**Exercise directions**
Answer with a single number: the count of lines that hold "matplotlib".

* BEGIN Raw data *

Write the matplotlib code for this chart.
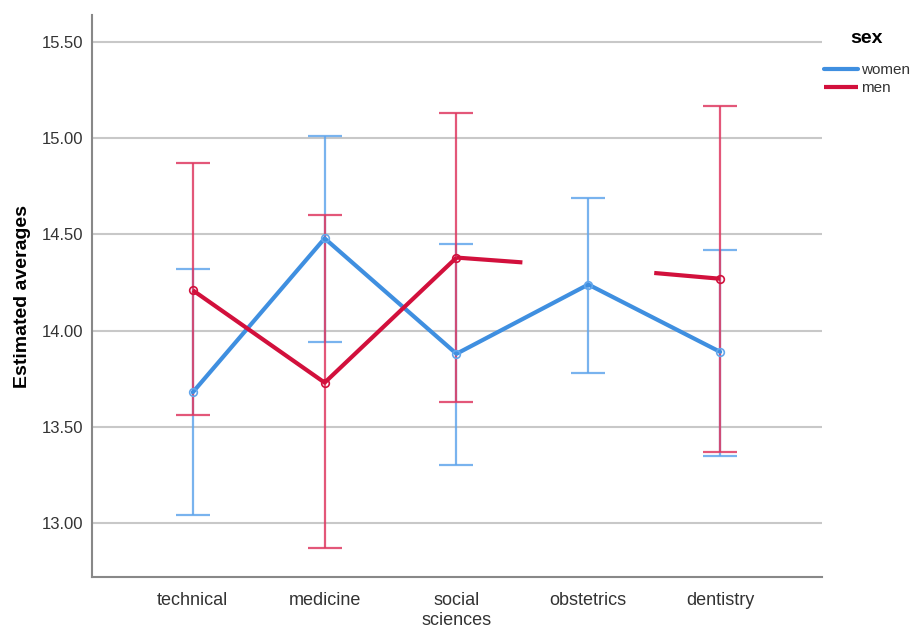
import numpy as np
import matplotlib.pyplot as plt

plt.rcParams['font.family'] = ['Liberation Sans', 'DejaVu Sans']

### Data ###
fields = ["technical", "medicine", "social\nsciences", "obstetrics", "dentistry"]

women_mean = [13.68, 14.48, 13.88, 14.24, 13.89]
women_low = [13.04, 13.94, 13.30, 13.78, 13.35]
women_high = [14.32, 15.01, 14.45, 14.69, 14.42]

# men at obstetrics has no interval / marker, only half-segments towards it
men_mean = [14.21, 13.73, 14.38, 14.33, 14.27]
men_low = [13.56, 12.87, 13.63, np.nan, 13.37]
men_high = [14.87, 14.60, 15.13, np.nan, 15.17]
men_has_point = [True, True, True, False, True]

WOMEN_LINE = "#3f8fe0"
WOMEN_BAR = "#62a6ec"
MEN_LINE = "#d2103c"
MEN_BAR = "#de3a62"

fig = plt.figure(figsize=(9.16, 6.31), dpi=100)
ax = fig.add_axes([0.1004, 0.0856, 0.7966, 0.8904])

x = np.arange(len(fields))


def draw_bars(means, lows, highs, color):
    m = np.array(means, dtype=float)
    lo = np.array(lows, dtype=float)
    hi = np.array(highs, dtype=float)
    ok = ~np.isnan(lo)
    ax.errorbar(x[ok], m[ok], yerr=[m[ok] - lo[ok], hi[ok] - m[ok]], fmt="none",
                ecolor=color, elinewidth=1.6, capsize=12, capthick=1.6,
                alpha=0.85, zorder=3)


# women
draw_bars(women_mean, women_low, women_high, WOMEN_BAR)
ax.plot(x, women_mean, color=WOMEN_LINE, lw=3.0, solid_capstyle="round",
        zorder=4, label="women")
ax.plot(x, women_mean, "o", ms=5.5, mfc="none", mec=WOMEN_BAR, mew=1.2, zorder=5)

# men
draw_bars(men_mean, men_low, men_high, MEN_BAR)
mm = np.array(men_mean, dtype=float)
shown = np.array(men_has_point)
ym = np.where(shown, mm, np.nan)
ax.plot(x, ym, color=MEN_LINE, lw=3.0, solid_capstyle="butt", zorder=4,
        label="men")
for i in np.where(~shown)[0]:
    for j in (i - 1, i + 1):
        if 0 <= j < len(x) and shown[j]:
            ax.plot([x[j], (x[j] + x[i]) / 2], [mm[j], (mm[j] + mm[i]) / 2],
                    color=MEN_LINE, lw=3.0, solid_capstyle="butt", zorder=4)
ax.plot(x[shown], mm[shown], "o", ms=5.5, mfc="none", mec=MEN_LINE, mew=1.2,
        zorder=5)

ax.set_xlim(-0.765, 4.77)
ax.set_ylim(12.72, 15.64)
ax.set_yticks([13.0, 13.5, 14.0, 14.5, 15.0, 15.5])
ax.set_yticklabels(["%.2f" % v for v in [13.0, 13.5, 14.0, 14.5, 15.0, 15.5]])
ax.set_xticks(x)
ax.set_xticklabels(fields, fontsize=13, color="#333333", linespacing=1.2)
ax.tick_params(axis="y", labelsize=12, colors="#333333", length=0, pad=6)
ax.tick_params(axis="x", length=0, pad=11)
ax.yaxis.grid(True, color="#c8c8c8", lw=1.5)
ax.set_axisbelow(True)
for s in ["top", "right"]:
    ax.spines[s].set_visible(False)
for s in ["left", "bottom"]:
    ax.spines[s].set_color("#888888")
    ax.spines[s].set_linewidth(1.5)

ax.set_ylabel("Estimated averages", fontsize=14, fontweight="bold", labelpad=8)

leg = ax.legend(loc="upper left", bbox_to_anchor=(0.995, 0.985), frameon=False,
                title="sex", fontsize=11, handlelength=2.2, handletextpad=0.2,
                labelspacing=0.25, borderaxespad=0.0)
leg.get_title().set_fontweight("bold")
leg.get_title().set_fontsize(14)
leg._legend_box.sep = 12
for t in leg.get_texts():
    t.set_color("#333333")

fig.savefig("out.png", dpi=100)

* END Raw data *

**The solution**
2